The practical question for parents is straightforward: how do you let a toddler be independent without letting them get hurt or run the household? Research on parental autonomy support identifies several specific behaviors that help.

  • Praise independent decisions. When a child chooses something on their own, even something small, acknowledging it reinforces their sense of agency. A simple “Great!” when they pick up a toy or make a choice goes further than it seems.
  • Use explanations instead of commands. Saying “This piece can go here” teaches problem-solving. Saying “You’re doing it wrong” teaches avoidance.
  • Ask open-ended questions. “What should we build next?” invites the child to participate as a decision-maker rather than a passive follower.
  • Respond promptly and warmly. When a child says “I want to build an animal,” a responsive parent answers right away and builds on the idea: “Okay! What kind of animal?” This teaches the child that their thoughts and preferences are worth engaging with.
  • Avoid controlling behavior. This means resisting the impulse to take over a task because you could do it faster or better. The point isn’t a perfectly dressed toddler or a clean kitchen. The point is a child who believes they can do things.

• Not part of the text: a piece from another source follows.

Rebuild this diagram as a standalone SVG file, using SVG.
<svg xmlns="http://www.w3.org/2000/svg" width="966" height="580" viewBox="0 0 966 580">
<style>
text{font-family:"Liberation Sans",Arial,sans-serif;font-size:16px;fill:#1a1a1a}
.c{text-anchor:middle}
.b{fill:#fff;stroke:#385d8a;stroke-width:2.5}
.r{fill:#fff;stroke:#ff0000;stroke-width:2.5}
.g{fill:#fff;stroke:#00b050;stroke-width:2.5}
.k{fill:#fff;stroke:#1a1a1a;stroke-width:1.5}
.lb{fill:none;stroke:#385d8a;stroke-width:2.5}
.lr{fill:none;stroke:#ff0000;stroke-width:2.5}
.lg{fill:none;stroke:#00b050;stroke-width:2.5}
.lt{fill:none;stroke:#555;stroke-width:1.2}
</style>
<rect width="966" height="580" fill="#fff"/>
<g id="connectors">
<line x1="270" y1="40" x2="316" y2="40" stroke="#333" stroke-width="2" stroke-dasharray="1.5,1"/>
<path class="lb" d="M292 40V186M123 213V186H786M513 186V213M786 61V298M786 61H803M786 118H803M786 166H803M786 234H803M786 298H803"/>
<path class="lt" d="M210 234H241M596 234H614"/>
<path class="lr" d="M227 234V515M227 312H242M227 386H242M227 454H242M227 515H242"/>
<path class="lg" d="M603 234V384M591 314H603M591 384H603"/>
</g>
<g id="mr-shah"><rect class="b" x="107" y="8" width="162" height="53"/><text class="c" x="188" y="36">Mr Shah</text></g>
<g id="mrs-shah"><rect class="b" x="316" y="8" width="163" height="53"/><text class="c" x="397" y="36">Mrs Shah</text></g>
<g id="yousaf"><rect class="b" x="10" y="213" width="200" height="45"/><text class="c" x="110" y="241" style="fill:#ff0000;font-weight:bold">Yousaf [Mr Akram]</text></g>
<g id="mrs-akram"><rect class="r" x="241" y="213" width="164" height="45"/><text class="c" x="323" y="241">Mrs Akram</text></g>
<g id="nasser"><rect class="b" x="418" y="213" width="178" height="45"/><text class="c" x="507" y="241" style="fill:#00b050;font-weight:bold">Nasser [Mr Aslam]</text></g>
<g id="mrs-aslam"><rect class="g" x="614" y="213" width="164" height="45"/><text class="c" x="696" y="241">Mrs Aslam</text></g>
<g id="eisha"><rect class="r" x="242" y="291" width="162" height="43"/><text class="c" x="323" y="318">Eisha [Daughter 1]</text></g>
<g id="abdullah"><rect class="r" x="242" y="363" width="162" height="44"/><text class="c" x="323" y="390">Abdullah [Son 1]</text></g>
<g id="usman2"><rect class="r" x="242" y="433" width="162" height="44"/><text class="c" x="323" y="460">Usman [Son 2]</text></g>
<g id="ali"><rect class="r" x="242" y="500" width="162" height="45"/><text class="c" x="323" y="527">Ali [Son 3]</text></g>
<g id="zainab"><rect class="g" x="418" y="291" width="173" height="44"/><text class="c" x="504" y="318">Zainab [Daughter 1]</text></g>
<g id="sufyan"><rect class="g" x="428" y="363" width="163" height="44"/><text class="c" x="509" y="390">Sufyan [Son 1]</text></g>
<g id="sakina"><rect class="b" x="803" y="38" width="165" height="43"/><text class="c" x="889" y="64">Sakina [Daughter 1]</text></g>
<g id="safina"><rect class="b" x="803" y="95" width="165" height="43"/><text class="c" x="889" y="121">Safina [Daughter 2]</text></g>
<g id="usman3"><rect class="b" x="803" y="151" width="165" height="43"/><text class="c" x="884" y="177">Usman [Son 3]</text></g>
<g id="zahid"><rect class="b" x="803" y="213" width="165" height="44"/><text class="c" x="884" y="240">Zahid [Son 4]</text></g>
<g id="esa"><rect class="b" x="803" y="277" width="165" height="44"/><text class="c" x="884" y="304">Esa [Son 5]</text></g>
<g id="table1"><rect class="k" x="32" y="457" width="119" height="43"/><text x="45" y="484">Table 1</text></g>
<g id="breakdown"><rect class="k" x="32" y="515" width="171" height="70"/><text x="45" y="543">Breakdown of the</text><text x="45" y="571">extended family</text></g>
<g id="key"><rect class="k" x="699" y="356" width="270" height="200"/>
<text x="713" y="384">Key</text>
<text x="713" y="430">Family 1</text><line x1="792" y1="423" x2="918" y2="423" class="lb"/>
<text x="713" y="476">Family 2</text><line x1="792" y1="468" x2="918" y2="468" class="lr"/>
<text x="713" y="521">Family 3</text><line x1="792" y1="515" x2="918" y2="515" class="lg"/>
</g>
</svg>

The balance Erikson described is between promoting self-sufficiency and maintaining a secure environment. Toddlers still need boundaries and safety. The goal isn’t unlimited freedom. It’s guided independence, where the child feels supported enough to try and safe enough to fail.

Critiques and Cultural Considerations

Erikson’s framework remains widely taught, but it has drawn criticism over the decades. One significant concern is that the strict age ranges he proposed don’t hold up well across different cultures and life circumstances. Developmental milestones can occur at different times depending on a child’s experiences, family structure, and cultural context. A collectivist culture that emphasizes group harmony over individual independence may not treat toddler autonomy the same way a Western, individualist culture does, and that doesn’t necessarily produce shame-prone children.

The theory has also been critiqued for its assumptions about gender. Erikson believed men and women followed the same developmental sequence, but some researchers have argued that identity and intimacy may develop more simultaneously in women rather than in the strict order Erikson proposed. These critiques don’t invalidate the core insight of this stage, that early experiences of independence and shame shape a child’s developing sense of self, but they do suggest the picture is more flexible and culturally variable than Erikson originally described.